23. Es grüßt dich Epaphras, mein Mitgefangener in Christo Jesu {Kol 1v7 4v12},

Mitgefangener: Der auch um des Evangeliums Christi willen mit mir ins Gefängnis geworfen wurde. Denn der Satan erregt gegen die reinen Kirchendiener Verfolgungen, wo er nur immer kann und mag.

24. Markus, Aristarchus, Demas, Lukas, meine Gehilfen {Kol 4v10 v14}.

Gehilfen: Die in der Fortpflanzung des Evangeliums neben mir treu arbeiten. Die Größe dieser Männer hat Paulus auch deshalb mit angehängt, damit Philemon sehen konnte, was für vortreffliche Personen alle miteinander neben ihm für Onesimus eine Fürbitte taten. Später ist jedoch Demas schließlich von Paulus abgefallen, wie Paulus an anderer Stelle von ihm schreibt: Demas hat mich verlassen und diese Welt lieb gewonnen und ist nach Thessaloniki gezogen {2Tim 4}. Deshalb sollen wir Gott anrufen, dass wir nicht in Versuchung geführt werden. Denn nicht derjenige, der gut angefangen hat, sondern der, der bis ans Ende beharrt, wird selig werden.

25. Die Gnade unseres Herrn Jesu Christi sei mit eurem Geist! Amen.

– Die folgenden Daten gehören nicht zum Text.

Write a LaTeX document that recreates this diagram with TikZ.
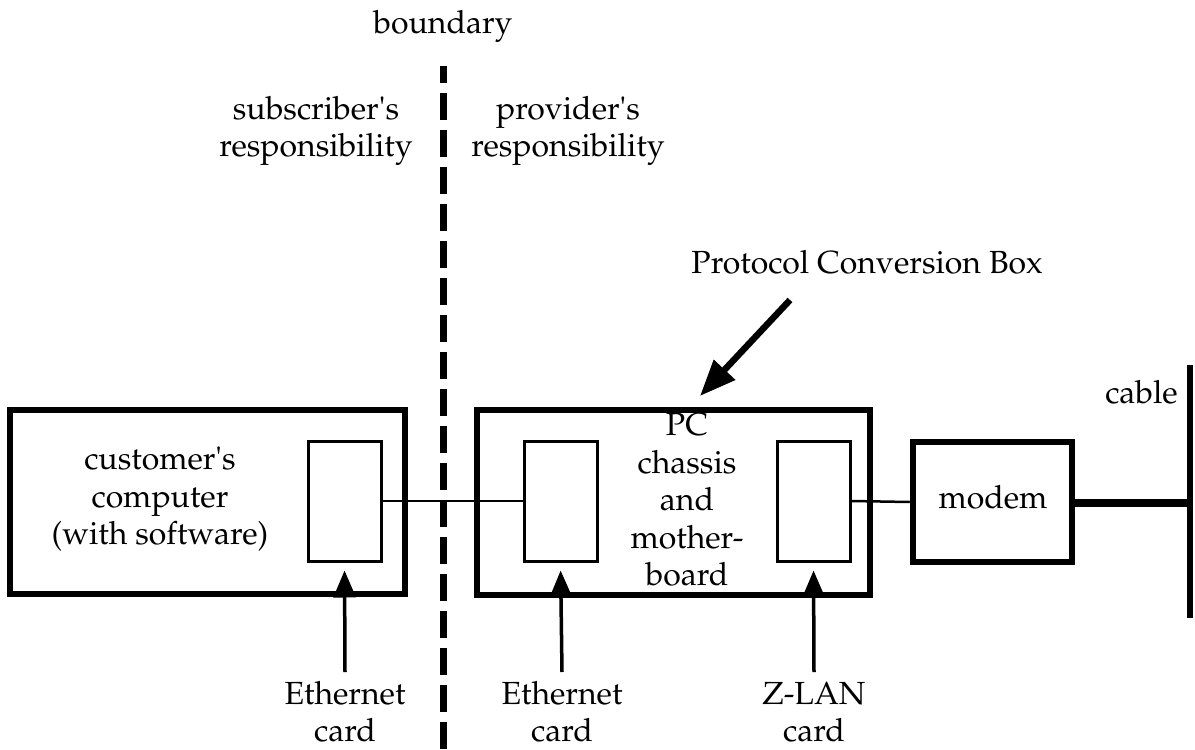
\documentclass[tikz,border=0pt]{standalone}
\usepackage[T1]{fontenc}
\usepackage{textcomp}
\usepackage{mathpazo}
\usetikzlibrary{arrows.meta}
\newcommand{\apos}{\textquotesingle}
\tikzset{
  bigbox/.style={draw, line width=6.5pt, inner sep=0pt},
  cardbox/.style={draw, line width=3pt, inner sep=0pt, minimum width=73pt, minimum height=120pt},
  lbl/.style={align=center, inner sep=0pt, font=\fontsize{32}{37.5}\selectfont},
  wire/.style={line width=2.5pt},
  pointer/.style={line width=3.5pt, -{Triangle[length=27pt,width=22pt]}, shorten >=8pt},
  bigpointer/.style={line width=6.5pt, -{Triangle[length=36pt,width=28pt]}},
}
\begin{document}
\begin{tikzpicture}[x=1pt,y=-1pt]
\useasboundingbox (0,0) rectangle (1195,750);
% boundary
\node[lbl] (boundary) at (443,26) {boundary};
\coordinate (btop) at (443,66);
\coordinate (bbot) at (443,750);
\draw[line width=7pt, dash pattern=on 27pt off 10pt, dash phase=10pt] (btop) -- (bbot);
\node[lbl] (subs) at (316,131) {subscriber\apos s\\responsibility};
\node[lbl] (prov) at (568,131) {provider\apos s\\responsibility};
% customer computer
\node[bigbox, minimum width=395pt, minimum height=184pt] (cust) at (207.5,502) {};
\node[lbl] (custtxt) at (160,499) {customer\apos s\\computer\\(with software)};
\node[cardbox] (card1) at (344.5,501) {};
% PC box
\node[bigbox, minimum width=393pt, minimum height=185pt] (pc) at (673.5,502.5) {};
\node[lbl] (pctxt) at (687,500) {PC\\chassis\\and\\mother-\\board};
\node[cardbox] (card2) at (560.5,501) {};
\node[cardbox] (card3) at (813.5,501) {};
% modem
\node[bigbox, minimum width=159pt, minimum height=120pt] (modem) at (992.5,502) {};
\node[lbl] (modemtxt) at (993,497) {modem};
% cable
\coordinate (ctop) at (1190,365);
\coordinate (cbot) at (1190,618);
\coordinate (cmid) at (1190,503);
\draw[line width=6.5pt] (ctop) -- (cbot);
\draw[line width=8.5pt] (modem.east |- cmid) -- (cmid);
\node[lbl, anchor=east] (cable) at (1178,392) {cable};
% wires
\draw[wire] (card1.east) -- (card2.west);
\draw[wire] (card3.east) -- (modem.west);
% protocol label
\node[lbl] (proto) at (867,262) {Protocol Conversion Box};
\coordinate (ptail) at (790,300);
\coordinate (ptip) at (700,396);
\draw[bigpointer] (ptail) -- (ptip);
% bottom labels
\node[lbl] (lab1) at (345,712) {Ethernet\\card};
\node[lbl] (lab2) at (562,712) {Ethernet\\card};
\node[lbl] (lab3) at (814,712) {Z-LAN\\card};
\coordinate (t1) at (345,672);
\coordinate (t2) at (562,672);
\coordinate (t3) at (814,672);
\draw[pointer] (t1) -- (card1.south);
\draw[pointer] (t2) -- (card2.south);
\draw[pointer] (t3) -- (card3.south);
\end{tikzpicture}
\end{document}
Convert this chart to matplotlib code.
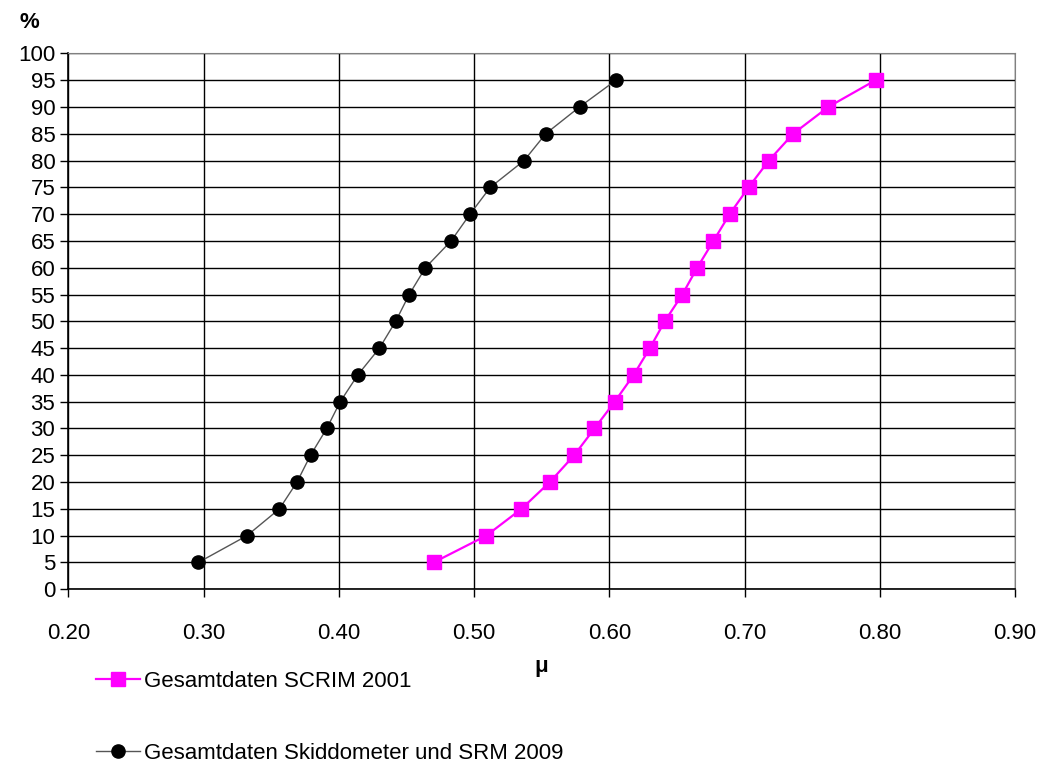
import matplotlib
matplotlib.use("Agg")
import matplotlib.pyplot as plt
import numpy as np

plt.rcParams['font.family'] = ['Liberation Sans', 'DejaVu Sans']

percent = [5, 10, 15, 20, 25, 30, 35, 40, 45, 50, 55, 60, 65, 70, 75, 80, 85, 90, 95]

# SCRIM 2001
mu_scrim = [0.470, 0.509, 0.535, 0.556, 0.574, 0.589, 0.604, 0.618, 0.630, 0.641,
            0.654, 0.665, 0.677, 0.689, 0.703, 0.718, 0.736, 0.762, 0.797]
# Skiddometer und SRM 2009
mu_skid = [0.296, 0.332, 0.356, 0.369, 0.379, 0.391, 0.401, 0.414, 0.430, 0.442,
           0.452, 0.464, 0.483, 0.497, 0.512, 0.537, 0.553, 0.578, 0.605]

label_scrim = "Gesamtdaten SCRIM 2001"
label_skid = "Gesamtdaten Skiddometer und SRM 2009"

xticks = np.arange(0.2, 0.901, 0.1)
yticks = np.arange(0, 101, 5)

fig = plt.figure(figsize=(10.47, 7.65), dpi=100)
ax = fig.add_axes([0.0654, 0.2297, 0.9040, 0.7006])

l1, = ax.plot(mu_scrim, percent, color='#ff00ff', lw=1.6, marker='s', markersize=9.5,
              markeredgecolor='#ff00ff', markerfacecolor='#ff00ff', zorder=4)
l2, = ax.plot(mu_skid, percent, color='#555555', lw=1.0, marker='o', markersize=9.5,
              markeredgecolor='black', markerfacecolor='black', zorder=4)

ax.set_xlim(0.2, 0.9)
ax.set_ylim(0, 100)
ax.set_xticks(xticks)
ax.set_xticklabels(["%.2f" % v for v in xticks])
ax.set_yticks(yticks)
ax.tick_params(axis='both', labelsize=16, length=6, width=1, direction='out', color='black')
ax.tick_params(axis='x', pad=18)
ax.grid(True, color='black', lw=1.0)
ax.set_axisbelow(True)

for side in ['top', 'right']:
    ax.spines[side].set_color('#808080')
for side in ['left', 'bottom']:
    ax.spines[side].set_color('black')
    ax.spines[side].set_linewidth(1.2)

ax.set_xlabel("μ", fontsize=16, fontweight='bold', labelpad=9)
fig.text(0.019, 0.97, "%", fontsize=16, fontweight='bold', ha='left', va='center')

fig.legend([l1, l2], [label_scrim, label_skid], loc='lower left',
           bbox_to_anchor=(0.079, -0.016), frameon=False, fontsize=16,
           handlelength=2.0, handletextpad=0.15, labelspacing=2.3, borderaxespad=0.2)

fig.savefig("out.png", dpi=100)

Mit eurem Geist: Das ist: Gott möge euch um des Mittlers Christi willen gnädig und gewogen sein und eure Herzen mit der Gnade des Heiligen Geistes stärken und regieren. Es wünscht also der Apostel Paulus Philemon und anderen zu Ende dieses Briefes die Gnade Christi, weil es keinen herrlicheren und köstlicheren Schatz gibt als Gottes Gnade, womit er uns um Christi willen zugetan und gewogen ist. Für diese große Guttat sei ihm Lob, Ehre und Preis gesagt in alle Ewigkeit, Amen.